Most products in the market are already quoted to contain the bleeding. So the price already contemplates the possibility of full bleeding in your art with no additional charges and no additional turnaround to your print order. If you look to any of the prime online printers in the market like VistaPrint or 55printing, you will notice that there is no mention on extra cost or extra cutting time for bleeding designs except for the cheap color copies by 55printing.com that requires extra steps to bleed out.
Printers With Bleeding Capabilities (borderless)
During these few past years, the need for full-bleed printing has been increasing dramatically. Consumers don’t like the white border in their print outs anymore. Looks unfinished and out of touch for most of the applications, consumers needed a way to replicate full bleeding in some way.
- Trimmer: First choice was to buy a home trimmer to cut off the white edge out of the printed paper. Sounds good but, will you trim each page, each photo off? It could take you hours to do so manually. Also, cutting might not be just perfect and you will end up re-printing it for a second try.
- Ordering Trimming at a Print Shop: Print shops are no cheap, extra services like trimming might cost an extra couple of bucks as well. So this is not the most practical way to go about trimming your print outs.

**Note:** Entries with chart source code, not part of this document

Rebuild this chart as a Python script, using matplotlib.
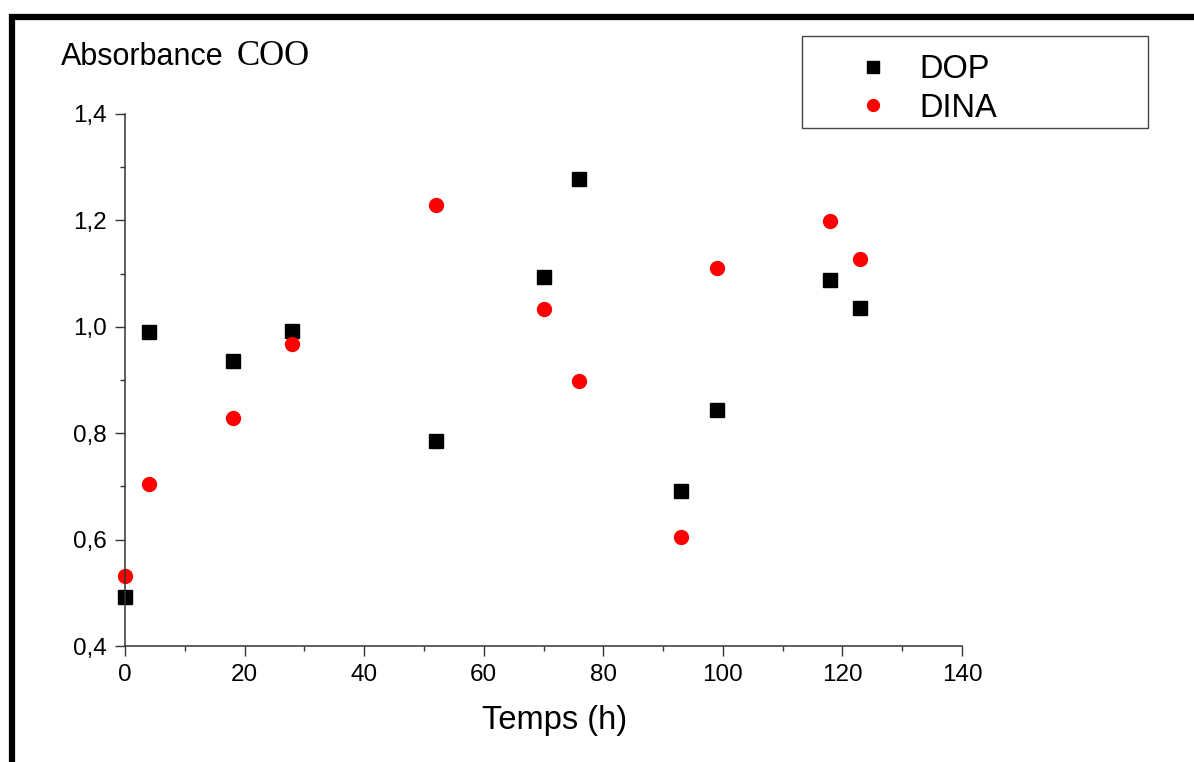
import numpy as np
import matplotlib.pyplot as plt
from matplotlib.lines import Line2D
from matplotlib.patches import Rectangle
from matplotlib.ticker import MultipleLocator, FuncFormatter

# temps (h)
temps = [0, 4, 18, 28, 52, 70, 76, 93, 99, 118, 123]
dop = [0.492, 0.990, 0.936, 0.992, 0.785, 1.094, 1.278, 0.691, 0.844, 1.088, 1.035]
dina = [0.532, 0.705, 0.829, 0.968, 1.229, 1.033, 0.898, 0.605, 1.111, 1.199, 1.127]

W, H = 1194, 762
plt.rcParams['font.family'] = ['Liberation Sans', 'DejaVu Sans']

fig = plt.figure(figsize=(W / 100, H / 100), dpi=100)
ax = fig.add_axes([125 / W, 1 - 646 / H, (962 - 125) / W, (646 - 114) / H])

ax.plot(temps, dop, 's', color='black', markersize=10, label='DOP', clip_on=False)
ax.plot(temps, dina, 'o', color='red', markersize=10, label='DINA', clip_on=False)

ax.set_xlim(0, 140)
ax.set_ylim(0.4, 1.4)
ax.xaxis.set_major_locator(MultipleLocator(20))
ax.xaxis.set_minor_locator(MultipleLocator(10))
ax.yaxis.set_major_locator(MultipleLocator(0.2))
ax.yaxis.set_minor_locator(MultipleLocator(0.1))
ax.yaxis.set_major_formatter(FuncFormatter(lambda v, p: ('%.1f' % v).replace('.', ',')))

for s in ['top', 'right']:
    ax.spines[s].set_visible(False)
for s in ['left', 'bottom']:
    ax.spines[s].set_color('#333333')
    ax.spines[s].set_linewidth(1.1)
ax.tick_params(which='major', direction='out', length=7, width=1, color='#333333',
               labelsize=17.5, pad=6)
ax.tick_params(which='minor', direction='out', length=3.5, width=1, color='#333333')

# titres
fig.text(61 / W, 1 - 65 / H, 'Absorbance', fontsize=22, ha='left', va='baseline')
fig.text(237 / W, 1 - 65 / H, 'COO', fontsize=25, family='Liberation Serif',
         ha='left', va='baseline')
fig.text(555 / W, 1 - 720 / H, 'Temps (h)', fontsize=23.5, ha='center', va='center')

# légende
fig.add_artist(Rectangle((802 / W, 1 - 128 / H), 346 / W, 92 / H, transform=fig.transFigure,
                         fill=False, edgecolor='#444444', linewidth=1))
ax.legend(loc='upper left', bbox_to_anchor=(834 / W, 1 - 31.5 / H), bbox_transform=fig.transFigure,
          frameon=False, fontsize=23.5, handletextpad=0.92, labelspacing=0.23,
          handlelength=1.0, markerscale=0.85, borderpad=0.2)

# cadre
fig.add_artist(Line2D([12 / W, 12 / W], [0, 1 - 14 / H], color='black', linewidth=4.5,
                      transform=fig.transFigure, solid_capstyle='butt'))
fig.add_artist(Line2D([9 / W, 1], [1 - 16.5 / H, 1 - 16.5 / H], color='black', linewidth=4.5,
                      transform=fig.transFigure, solid_capstyle='butt'))

fig.savefig('out.png', dpi=100)
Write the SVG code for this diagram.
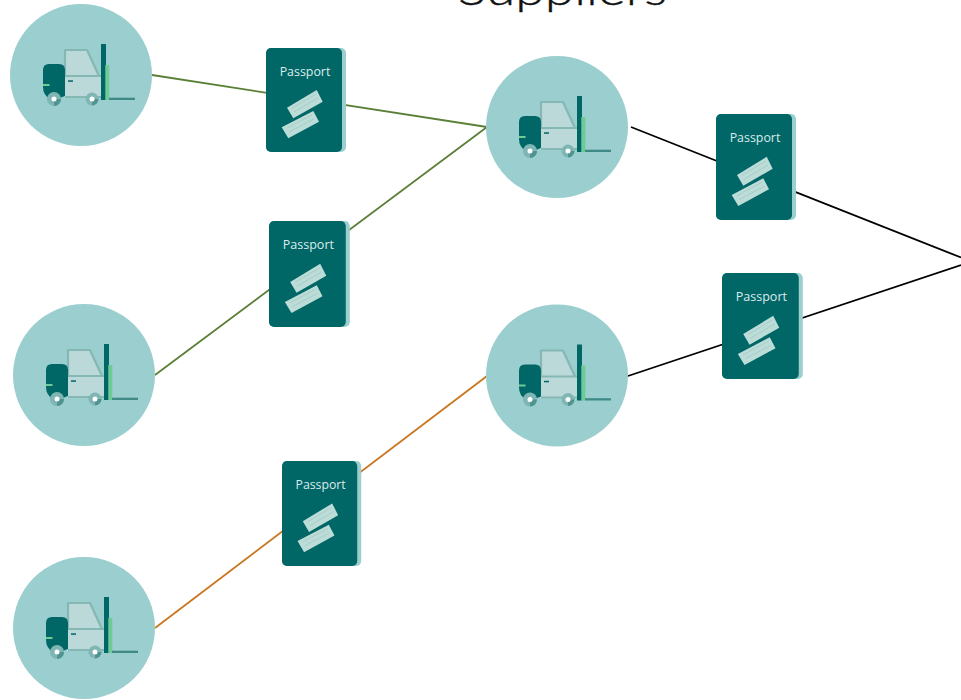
<svg xmlns="http://www.w3.org/2000/svg" width="961" height="700" viewBox="0 0 961 700">
<style>
.t{font-family:"Open Sans","Liberation Sans",sans-serif;font-size:12.4px;fill:#dcecec;text-anchor:middle}
.l{fill:none;stroke-width:1.8}
.title{font-family:"Lato","Liberation Sans",sans-serif;font-weight:300;font-size:42px;fill:#111;stroke:#111;stroke-width:.4}
</style>
<defs>
<g id="fork">
<circle r="71" fill="#9bcece"/>
<path d="M-16-25H6L18 1V3H-16Z" fill="#bcd9d9" stroke="#85b8b4" stroke-width="2.200" stroke-linejoin="round"/>
<path d="M-17 1H20V23H-17Z" fill="#bcd9d9"/>
<path d="M-16 1H20" stroke="#85b8b4" stroke-width="2"/>
<path d="M-16 22H20" stroke="#85b8b4" stroke-width="2"/>
<rect x="-13" y="5.300" width="5" height="1.500" fill="#006666"/>
<path d="M-32-11H-22Q-16-11-16-5V21L-24 24H-31Q-38 20-38 12V-5Q-38-11-32-11Z" fill="#006666"/>
<rect x="-38" y="9" width="6.500" height="2" fill="#6fcb96"/>
<rect x="20" y="-31" width="5" height="56" fill="#006666"/>
<rect x="24.300" y="-10" width="4" height="35" fill="#6fcb96"/>
<rect x="28" y="22.700" width="26" height="2.300" fill="#3f8a87"/>
<circle cx="-27" cy="24" r="7" fill="#7fb6b3"/><path d="M-27 24V31A7 7 0 0 0-20 24Z" fill="#4f9491"/><circle cx="-27" cy="24" r="2.500" fill="#fff"/>
<circle cx="11" cy="24" r="6.500" fill="#7fb6b3"/><path d="M11 24V30.500A6.500 6.500 0 0 0 17.500 24Z" fill="#4f9491"/><circle cx="11" cy="24" r="2.500" fill="#fff"/>
</g>
<g id="pass">
<rect x="0" y="0" width="80" height="104" rx="5" fill="#9bcece"/>
<rect x="0" y="0" width="76" height="104" rx="5" fill="#006666"/>
<text class="t" x="39" y="27.500">Passport</text>
<g fill="#bcdcd8">
<path d="M21 59.700 50.700 42 56.700 53.700 27.300 70.300Z"/>
<path d="M15.700 79.300 47.300 63 53 73.700 22.300 90.300Z"/>
</g>
<g fill="none" stroke="#9cc8c4" stroke-width=".7">
<path d="M26 60 50 46M28 64 52 50"/><path d="M21 80 46 67M23 84 48 71"/>
</g>
</g>
</defs>
<text class="title" x="458" y="5" textLength="209" lengthAdjust="spacingAndGlyphs">Suppliers</text>
<g id="connectors">
<path class="l" stroke="#5a8038" d="M152 75 487 127M155 375 487 127"/>
<path class="l" stroke="#c9761f" d="M155 628 487 376"/>
<path class="l" stroke="#000" d="M631 127 961 257.500M628 376 961 265"/>
</g>
<g id="n1"><use href="#fork" x="81" y="75"/></g>
<g id="n2"><use href="#fork" x="84" y="375"/></g>
<g id="n3"><use href="#fork" x="84" y="628"/></g>
<g id="n4"><use href="#fork" x="557" y="127"/></g>
<g id="n5"><use href="#fork" x="557" y="375.500"/></g>
<g id="p1"><use href="#pass" x="266" y="48"/></g>
<g id="p2"><use href="#pass" transform="translate(269 221) scale(1.01 1.02)"/></g>
<g id="p3"><use href="#pass" transform="translate(716 114) scale(1 1.02)"/></g>
<g id="p4"><use href="#pass" transform="translate(722 273) scale(1.01 1.02)"/></g>
<g id="p5"><use href="#pass" transform="translate(282 461) scale(.99 1.01)"/></g>
</svg>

- Buy a Home Printer: We saw it first in 2006 with an Epson printer that was offering borderless (full bleed) printing right off the bat. The technology was still very new back then and many errors and flaws would come in consequence to this. Now, about 15 years later, this technology has grown and perfected to a way you won’t have to worry about it. Home printers like the Canon PIXMA G1010 will do the job for you just right, every time!
A Little More About The Inkjet Canon PIXMA G1010
This Canon printer is among the most popular home-based, high volume printers that support many capabilities to make your life easier as we are about to enumerate here:
- Refillable Cartridges: The design allows easy to watch ink levels, you notice as soon as the levels are going down just from in front of the printer. Then you may proceed to re-fill it as you wish. No need to go buy additional ink cartridges for this.
- Non-Spillable Refills: You can buy ink by bulk, these little refillable bottles come with a technology that you will not create any mess around the printer or your table.
- Borderless Printing (Full Bleed): This printer allows borderless printing on images and paper smaller than the bay size. For example, you can feed the printer with picture or postcard size glossy paper (4″ x 6″) and it will print it all the to the border with no issues.
- High Volume Prints: This printer comes for higher volume capabilities, recommended to use for printing jobs between 150 and 1,500 sheets at a time. No overheating, no paper jamming, no issues for this sort of volume. If you increase the paperweight, allow extra rest time between print-outs.
- Ink Will Not Smudge on Glossy Paper: Often seen when you use not a compatible glossy paper on home-based inkjet printers. The ink will just drip off and smudge out of the glossy paper causing real chaos. This printer is compatible with a wider range of glossy paper to avoid ink smudge for the most part.